Hans Weinreich (1480/1490–1566) was a publisher and printer of German, Lithuanian and Polish language books in the first half of the sixteenth century. Weinreich was originally from Danzig (Gdańsk) in Royal Prussia, Kingdom of Poland, and then moved to Königsberg (Królewiec) in Ducal Prussia at the invitation of Albert of Prussia.

==Biography==
Weinreich was most likely born in Danzig sometime between 1480 and 1490, to a well-to-do family. His grandfather shared his name and had four sons, of whom one was Hans' father.

Weinreich's printshop in Königsberg was supposedly located by the castle steps in the city's Old Town.

==Printing activity==

Weinreich issued his first works in either 1512 or 1513 and moved to Königsberg in 1524. In 1524 he began issuing works in Polish. In 1530 Weinreich published the first translation of Luther's Small Catechism made by an anonymous author. However, the language of the translation was poor, and in 1533 Weinreich printed a second edition made by the Polish philologist Liboriusz Schadlika. Weinreich also issued several works by the Polish Lutheran theologian and translator Jan Seklucjan, although some of these were actually translations done by Stanisław Murzynowski. The published works were translations into Polish of the New Testament and the Catechism, as well as literature and song books. Seklucjan's works printed by Weinreich included the first Polish language hymnal.

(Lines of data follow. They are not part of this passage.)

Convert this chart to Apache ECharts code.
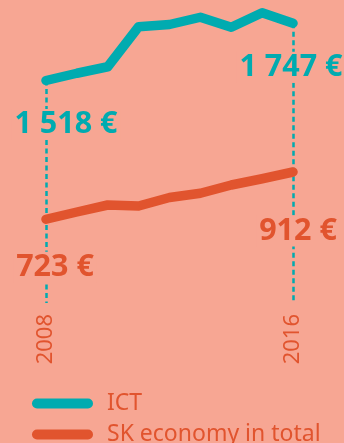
<!DOCTYPE html>
<html>
<head>
<meta charset="utf-8">
<script src="https://cdn.jsdelivr.net/npm/echarts@6/dist/echarts.min.js"></script>
<style>
  html, body { margin: 0; padding: 0; background: #F7A693; }
  #chart { width: 344px; height: 443px; }
</style>
</head>
<body>
<div id="chart"></div>
<script>
// Average monthly wage, annual values
const years = ['2008', '2009', '2010', '2011', '2012', '2013', '2014', '2015', '2016'];
const ictWage = [1518, 1547, 1573, 1733, 1742, 1771, 1731, 1789, 1747];
const skWage = [723, 752, 780, 776, 810, 827, 860, 885, 912];
const seriesNames = ['ICT', 'SK economy in total'];

const BG = '#F7A693';
const TEAL = '#00ABB0';
const ORANGE = '#E1542E';
const FONT = '"Noto Sans", sans-serif';

// both value axes share the same scale (4 € per pixel), shifted apart
const ictMax = 1800, ictMin = 628;
const skMax = 1560, skMin = 388;

const euro = v => String(v).replace(/\B(?=(\d{3})+(?!\d))/g, ' ') + ' €';

function endLabel(color, offset) {
  return {
    show: true,
    position: 'inside',
    offset: offset,
    formatter: p => euro(p.value),
    color: color,
    fontFamily: FONT,
    fontWeight: 'bold',
    fontSize: 30.5,
    lineHeight: 26,
    backgroundColor: BG,
    padding: [2, 3, 3, 3]
  };
}

function withEndLabels(values, color, firstOffset, lastOffset) {
  return values.map((v, i) => {
    if (i === 0) return { value: v, label: endLabel(color, firstOffset) };
    if (i === values.length - 1) return { value: v, label: endLabel(color, lastOffset) };
    return v;
  });
}

const last = years.length - 1;
const pillIcon = 'path://M5,0 H56 A5,5 0 0 1 56,10 H5 A5,5 0 0 1 5,0 Z';

const option = {
  backgroundColor: BG,
  animation: false,
  grid: { left: 46, right: 51, top: 10, bottom: 140 },
  xAxis: {
    type: 'category',
    data: years,
    boundaryGap: false,
    axisLine: { show: false },
    axisTick: { show: false },
    splitLine: { show: false },
    axisLabel: {
      interval: (i) => i === 0 || i === last,
      rotate: 90,
      margin: 11,
      color: ORANGE,
      fontFamily: FONT,
      fontSize: 22
    }
  },
  yAxis: [
    { type: 'value', min: ictMin, max: ictMax, show: false },
    { type: 'value', min: skMin, max: skMax, show: false }
  ],
  legend: {
    orient: 'vertical',
    left: 32,
    top: 392,
    height: 60,
    padding: 0,
    itemWidth: 61,
    itemHeight: 10,
    itemGap: 8,
    textStyle: { color: ORANGE, fontFamily: FONT, fontSize: 23, lineHeight: 22, padding: [0, 0, 0, 9] },
    data: seriesNames.map(n => ({ name: n, icon: pillIcon }))
  },
  series: [
    {
      name: seriesNames[0],
      type: 'line',
      yAxisIndex: 0,
      z: 5,
      data: withEndLabels(ictWage, TEAL, [20, 44], [-2, 44]),
      symbol: 'circle',
      symbolSize: 1,
      showSymbol: true,
      itemStyle: { color: TEAL },
      lineStyle: { color: TEAL, width: 9.5, cap: 'round', join: 'round' },
      markLine: {
        silent: true,
        z: 1,
        symbol: ['none', 'none'],
        label: { show: false },
        lineStyle: { color: TEAL, width: 2.5, type: [5, 3.5] },
        data: [
          [{ coord: [0, ictWage[0]] }, { coord: [0, ictMin] }],
          [{ coord: [last, ictWage[last]] }, { coord: [last, ictMin] }]
        ]
      }
    },
    {
      name: seriesNames[1],
      type: 'line',
      yAxisIndex: 1,
      z: 5,
      data: withEndLabels(skWage, ORANGE, [9, 48], [5, 59]),
      symbol: 'circle',
      symbolSize: 1,
      showSymbol: true,
      itemStyle: { color: ORANGE },
      lineStyle: { color: ORANGE, width: 9.5, cap: 'round', join: 'round' }
    }
  ]
};

const chart = echarts.init(document.getElementById('chart'), null, { renderer: 'canvas' });
chart.setOption(option);
</script>
</body>
</html>
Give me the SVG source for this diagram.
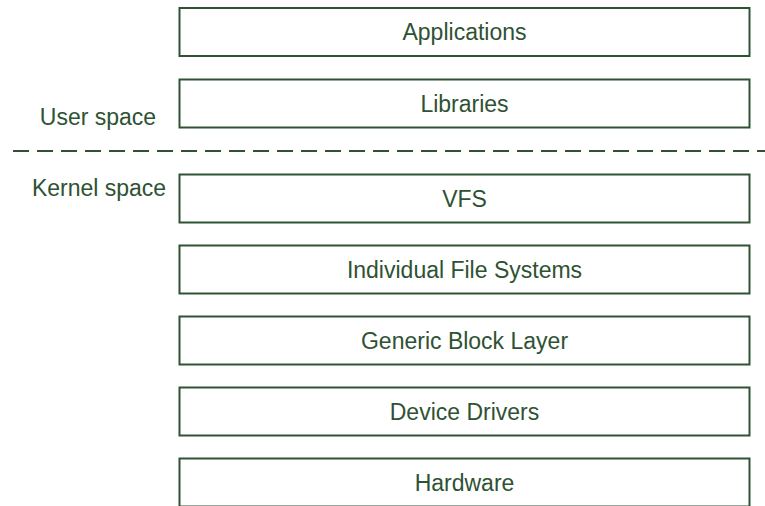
<svg xmlns="http://www.w3.org/2000/svg" width="765" height="506" viewBox="0 0 765 506">
<style>
.box{fill:#ffffff;stroke:#2e5233;stroke-width:2}
.t{font-family:"Liberation Sans",sans-serif;font-size:23px;fill:#2e5233;text-anchor:middle}
.sep{stroke:#2e5233;stroke-width:2;stroke-dasharray:16 8;fill:none}
</style>
<rect width="765" height="506" fill="#ffffff"/>
<g id="connectors">
<line class="sep" x1="13" y1="151" x2="765" y2="151"/>
</g>
<g id="user-space-label"><text class="t" x="98" y="125">User space</text></g>
<g id="kernel-space-label"><text class="t" x="99" y="196">Kernel space</text></g>
<g id="applications"><rect class="box" x="179.5" y="8" width="570" height="48"/><text class="t" x="464.5" y="40">Applications</text></g>
<g id="libraries"><rect class="box" x="179.5" y="79.5" width="570" height="48"/><text class="t" x="464.5" y="111.5">Libraries</text></g>
<g id="vfs"><rect class="box" x="179.5" y="174.5" width="570" height="48"/><text class="t" x="464.5" y="206.5">VFS</text></g>
<g id="individual-fs"><rect class="box" x="179.5" y="245.5" width="570" height="48"/><text class="t" x="464.5" y="277.5">Individual File Systems</text></g>
<g id="generic-block-layer"><rect class="box" x="179.5" y="316.5" width="570" height="48"/><text class="t" x="464.5" y="348.5">Generic Block Layer</text></g>
<g id="device-drivers"><rect class="box" x="179.5" y="387.5" width="570" height="48"/><text class="t" x="464.5" y="419.5">Device Drivers</text></g>
<g id="hardware"><rect class="box" x="179.5" y="458.5" width="570" height="48"/><text class="t" x="464.5" y="490.5">Hardware</text></g>
</svg>
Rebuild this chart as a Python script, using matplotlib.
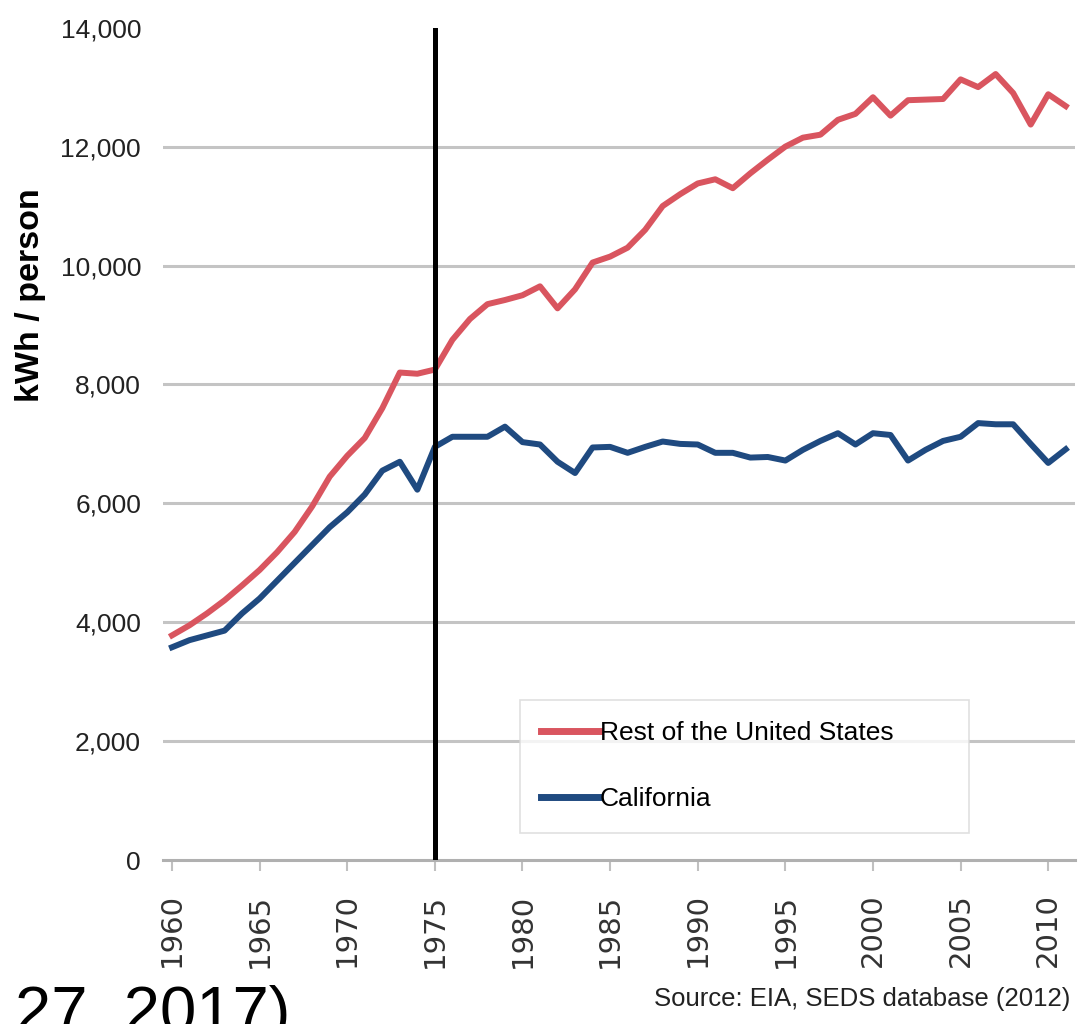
import matplotlib
matplotlib.use("Agg")
import matplotlib.pyplot as plt

# values (kWh per person)
years = list(range(1960, 2012))
rest_of_us = [3780, 3950, 4150, 4370, 4620, 4880, 5180, 5520, 5950, 6450,
              6800, 7100, 7600, 8200, 8180, 8250, 8750, 9100, 9350, 9420,
              9500, 9650, 9280, 9600, 10050, 10150, 10300, 10600, 11000, 11200,
              11380, 11450, 11300, 11550, 11780, 12000, 12150, 12200, 12450, 12550,
              12830, 12520, 12780, 12790, 12800, 13130, 13000, 13220, 12900, 12370,
              12880, 12680]
california = [3580, 3700, 3780, 3860, 4150, 4400, 4700, 5000, 5300, 5600,
              5850, 6150, 6550, 6700, 6230, 6950, 7120, 7120, 7120, 7290,
              7030, 6990, 6700, 6510, 6940, 6950, 6850, 6950, 7040, 7000,
              6990, 6850, 6850, 6770, 6780, 6720, 6900, 7050, 7180, 6990,
              7180, 7150, 6720, 6900, 7050, 7120, 7350, 7330, 7330, 7000,
              6680, 6910]
series_names = ["Rest of the United States", "California"]
x_ticks = list(range(1960, 2011, 5))
y_ticks = list(range(0, 14001, 2000))
marker_year = 1975

arial = ["Liberation Sans", "DejaVu Sans"]

fig = plt.figure(figsize=(10.81, 10.24), dpi=100)
ax = fig.add_axes([0.151, 0.160, 0.843, 0.813])

for y in y_ticks[1:-1]:
    ax.axhline(y, color="#c4c4c4", lw=2.2, zorder=1)

ax.plot(years, rest_of_us, color="#d9555f", lw=4.3, label=series_names[0], zorder=3)
ax.plot(years, california, color="#1f4a80", lw=4.3, label=series_names[1], zorder=3)
ax.axvline(marker_year, color="black", lw=3.6, zorder=4)

ax.set_xlim(1959.5, 2011.5)
ax.set_ylim(0, 14000)
for s in ["top", "right", "left"]:
    ax.spines[s].set_visible(False)
ax.spines["bottom"].set_color("#b0b0b0")
ax.spines["bottom"].set_linewidth(2.2)

ax.set_xticks(x_ticks)
ax.set_xticklabels([str(v) for v in x_ticks], rotation=90, fontsize=21,
                   color="#333333", family="DejaVu Sans")
ax.set_yticks(y_ticks)
ax.set_yticklabels([f"{v:,}" for v in y_ticks], fontsize=19, color="#222222",
                   family=arial)
ax.tick_params(axis="y", length=0, pad=16)
ax.tick_params(axis="x", length=8, width=1.5, color="#c0c0c0", pad=16)

leg = ax.legend(loc="upper left", bbox_to_anchor=(0.391, 0.0, 0.493, 0.1923),
                mode="expand", borderaxespad=0, prop={"family": arial, "size": 19},
                handlelength=2.2, handletextpad=0.05, borderpad=0.8,
                labelspacing=1.6, frameon=True, fancybox=False,
                edgecolor="#d8d8d8")
leg.get_frame().set_linewidth(1.2)
for h in leg.get_lines():
    h.set_linewidth(5)

fig.text(0.028, 0.712, "kWh / person", rotation=90, ha="center", va="center",
         fontsize=24.5, fontweight="bold", family=arial)
fig.text(0.99, 0.024, "Source: EIA, SEDS database (2012)", ha="right",
         va="center", fontsize=18.5, family=arial, color="#222222")
fig.text(0.014, -0.008, "27, 2017)", ha="left", va="baseline",
         fontsize=47, family=arial)

fig.savefig("out.png", dpi=100)
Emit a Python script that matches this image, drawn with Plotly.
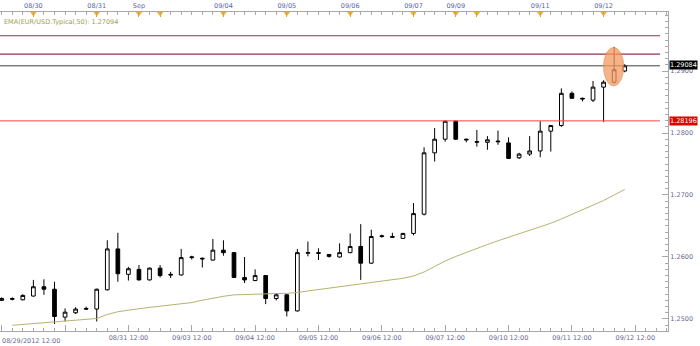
import plotly.graph_objects as go

# ---------------- data ----------------
idx = list(range(60))
opens = [1.2530, 1.2533, 1.2531, 1.2537, 1.2552, 1.2548, 1.2503, 1.2510, 1.2517, 1.2516,
         1.2547, 1.2613, 1.2572, 1.2580, 1.2563, 1.2582, 1.2572, 1.2571, 1.2599, 1.2598,
         1.2595, 1.2611, 1.2607, 1.2567, 1.2562, 1.2570, 1.2533, 1.2539, 1.2513, 1.2606,
         1.2607, 1.2604, 1.2600, 1.2607, 1.2617, 1.2590, 1.2633, 1.2633, 1.2630, 1.2638,
         1.2669, 1.2768, 1.2790, 1.2819, 1.2790, 1.2785, 1.2785, 1.2787, 1.2784, 1.2760,
         1.2766, 1.2771, 1.2803, 1.2812, 1.2864, 1.2856, 1.2853, 1.2874, 1.2882, 1.2900]
highs = [1.2535, 1.2535, 1.2540, 1.2563, 1.2564, 1.2560, 1.2517, 1.2519, 1.2520, 1.2549,
         1.2627, 1.2639, 1.2584, 1.2587, 1.2583, 1.2587, 1.2576, 1.2613, 1.2602, 1.2599,
         1.2629, 1.2627, 1.2608, 1.2600, 1.2580, 1.2571, 1.2542, 1.2540, 1.2613, 1.2625,
         1.2614, 1.2605, 1.2622, 1.2638, 1.2653, 1.2644, 1.2636, 1.2639, 1.2639, 1.2687,
         1.2777, 1.2808, 1.2820, 1.2820, 1.2791, 1.2805, 1.2795, 1.2804, 1.2793, 1.2768,
         1.2795, 1.2819, 1.2813, 1.2872, 1.2867, 1.2857, 1.2884, 1.2885, 1.2939, 1.2911]
lows = [1.2529, 1.2530, 1.2530, 1.2536, 1.2539, 1.2492, 1.2496, 1.2508, 1.2515, 1.2496,
        1.2546, 1.2560, 1.2562, 1.2562, 1.2562, 1.2567, 1.2566, 1.2570, 1.2596, 1.2583,
        1.2594, 1.2602, 1.2566, 1.2558, 1.2561, 1.2524, 1.2530, 1.2504, 1.2512, 1.2601,
        1.2595, 1.2599, 1.2599, 1.2606, 1.2563, 1.2589, 1.2631, 1.2631, 1.2629, 1.2635,
        1.2667, 1.2754, 1.2786, 1.2789, 1.2785, 1.2778, 1.2773, 1.2781, 1.2758, 1.2758,
        1.2763, 1.2761, 1.2770, 1.2810, 1.2855, 1.2851, 1.2850, 1.2818, 1.2880, 1.2898]
closes = [1.2533, 1.2532, 1.2538, 1.2552, 1.2548, 1.2504, 1.2511, 1.2516, 1.2516, 1.2548,
          1.2613, 1.2573, 1.2581, 1.2563, 1.2582, 1.2570, 1.2571, 1.2599, 1.2600, 1.2597,
          1.2611, 1.2607, 1.2567, 1.2563, 1.2570, 1.2533, 1.2539, 1.2513, 1.2607, 1.2607,
          1.2606, 1.2601, 1.2607, 1.2617, 1.2590, 1.2633, 1.2634, 1.2632, 1.2638, 1.2670,
          1.2768, 1.2790, 1.2819, 1.2790, 1.2789, 1.2786, 1.2789, 1.2786, 1.2759, 1.2766,
          1.2771, 1.2803, 1.2812, 1.2864, 1.2856, 1.2855, 1.2874, 1.2882, 1.2902, 1.29084]

ema_idx = list(range(1, 60))
ema = [1.24898, 1.24911, 1.24923, 1.24935, 1.24947, 1.24958, 1.24971, 1.24984, 1.25008,
       1.25073, 1.25116, 1.25142, 1.25168, 1.25187, 1.25206, 1.25224, 1.25242, 1.25265,
       1.25303, 1.25337, 1.25366, 1.25389, 1.25397, 1.25403, 1.25406, 1.25410, 1.25413,
       1.25426, 1.25452, 1.25477, 1.25502, 1.25524, 1.25544, 1.25565, 1.25589, 1.25613,
       1.25635, 1.25656, 1.25694, 1.25758, 1.25847, 1.25935, 1.26008, 1.26076, 1.26140,
       1.26202, 1.26261, 1.26318, 1.26374, 1.26427, 1.26484, 1.26544, 1.26613, 1.26685,
       1.26758, 1.26831, 1.26911, 1.27000, 1.27089]
ema_label = "EMA(EUR/USD.Typical,50): 1.27094"

resistance_levels = [1.29569, 1.29274]
last_price = 1.29084
support_level = 1.28196
highlight_idx = 58

bottom_tickvals = [0, 6, 12, 18, 24, 30, 36, 42, 48, 54, 60]
bottom_ticktext = ["", "", "08/31 12:00", "09/03 12:00", "09/04 12:00", "09/05 12:00",
                   "09/06 12:00", "09/07 12:00", "09/10 12:00", "09/11 12:00", "09/12 12:00"]
first_label = "08/29/2012 12:00"
top_tickvals = [3, 9, 13, 15, 21, 27, 33, 39, 43, 45, 51, 57]
top_ticktext = ["08/30", "08/31", "Sep", "", "09/04", "09/05", "09/06", "09/07", "09/09", "", "09/11", "09/12"]

# ---------------- figure ----------------
XR = [-0.16, 63.1]
YR = [1.24806, 1.29952]
FONT = "DejaVu Sans"
AX = "#a8a8a8"
LBL = "#6a6a90"

fig = go.Figure()
fig.add_trace(go.Scatter(x=ema_idx, y=ema, mode="lines",
                         line=dict(color="#b4b46e", width=1), hoverinfo="skip",
                         showlegend=False))
fig.add_trace(go.Candlestick(
    x=idx, open=opens, high=highs, low=lows, close=closes,
    increasing=dict(line=dict(color="#000000", width=1), fillcolor="#ffffff"),
    decreasing=dict(line=dict(color="#000000", width=1), fillcolor="#000000"),
    whiskerwidth=0, showlegend=False))
fig.add_trace(go.Scatter(x=top_tickvals, y=[YR[1] - 0.00022] * len(top_tickvals),
                         xaxis="x2", mode="markers", cliponaxis=False,
                         marker=dict(symbol="triangle-down", size=6, color="#f0b030"),
                         showlegend=False, hoverinfo="skip"))

for lv in resistance_levels:
    fig.add_shape(type="line", xref="paper", x0=0, x1=0.988, yref="y", y0=lv, y1=lv,
                  line=dict(color="#9c2c4c", width=1.2))
fig.add_shape(type="line", xref="paper", x0=0, x1=0.988, yref="y", y0=last_price, y1=last_price,
              line=dict(color="#404040", width=1))
fig.add_shape(type="line", xref="paper", x0=0, x1=0.988, yref="y", y0=support_level, y1=support_level,
              line=dict(color="#f04848", width=1))

fig.add_shape(type="circle", xref="x", yref="y", layer="above",
              x0=highlight_idx - 1.0, x1=highlight_idx + 0.9,
              y0=lows[highlight_idx] - 0.0004, y1=highs[highlight_idx] - 0.0001,
              fillcolor="#f39a60", opacity=0.75, line=dict(color="#e8884a", width=1))

fig.add_annotation(xref="paper", yref="y", x=1, y=last_price, xanchor="left", yanchor="middle",
                   xshift=1, yshift=1, text="1.29084", showarrow=False, bgcolor="#000000",
                   font=dict(family=FONT, size=6.5, color="#ffffff"), borderpad=0)
fig.add_annotation(xref="paper", yref="y", x=1, y=support_level, xanchor="left", yanchor="middle",
                   xshift=1, text="1.28196", showarrow=False, bgcolor="#e00000",
                   font=dict(family=FONT, size=6.5, color="#ffffff"), borderpad=0)
fig.add_annotation(xref="paper", yref="paper", x=0.003, y=0.97, xanchor="left", yanchor="middle",
                   text=ema_label, showarrow=False,
                   font=dict(family=FONT, size=6.5, color="#a0a050"))
fig.add_annotation(xref="paper", yref="paper", x=0, y=0, xanchor="left", yanchor="top",
                   yshift=-4, text=first_label, showarrow=False,
                   font=dict(family=FONT, size=6.5, color=LBL))

fig.update_layout(
    width=700, height=346,
    margin=dict(l=0, r=32, t=12, b=15),
    paper_bgcolor="#ffffff", plot_bgcolor="#ffffff",
    showlegend=False,
    boxgap=0.5,
    xaxis=dict(range=XR, rangeslider=dict(visible=False), showgrid=False, zeroline=False,
               showline=True, linecolor=AX, linewidth=1,
               tickmode="array", tickvals=bottom_tickvals, ticktext=bottom_ticktext,
               ticks="inside", ticklen=6, tickcolor=AX,
               minor=dict(tickmode="linear", tick0=0, dtick=1, ticks="inside", ticklen=3, tickcolor=AX),
               tickfont=dict(family=FONT, size=6.5, color=LBL)),
    xaxis2=dict(range=XR, overlaying="x", side="top", showgrid=False, zeroline=False,
                showline=True, linecolor=AX, linewidth=1,
                tickmode="array", tickvals=top_tickvals, ticktext=top_ticktext,
                ticks="inside", ticklen=5, tickcolor="#e0a030",
                minor=dict(tickmode="linear", tick0=0, dtick=1, ticks="inside", ticklen=3, tickcolor=AX),
                tickfont=dict(family=FONT, size=6.5, color="#5566aa")),
    yaxis=dict(range=YR, side="right", showgrid=False, zeroline=False,
               showline=True, linecolor=AX, linewidth=1,
               tick0=1.25, dtick=0.01, tickformat=".4f",
               ticks="inside", ticklen=6, tickcolor=AX,
               minor=dict(tick0=1.25, dtick=0.001, ticks="inside", ticklen=3, tickcolor=AX),
               tickfont=dict(family=FONT, size=6.5, color=LBL)),
)

fig.write_html("out.html")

Weinreich also printed the first Lithuanian language and Old Prussian language books while in Königsberg, with the former being a translation of Martin Luther's Catechism by Martynas Mažvydas. The first print run of Mažvydas' work numbered between 200 and 300, although only one known copy has survived.

Between 1524 and 1553 Weinreich printed 103 works, of which 59 were in German, 27 in Latin, 13 in Polish and four in either Prussian or Lithuanian.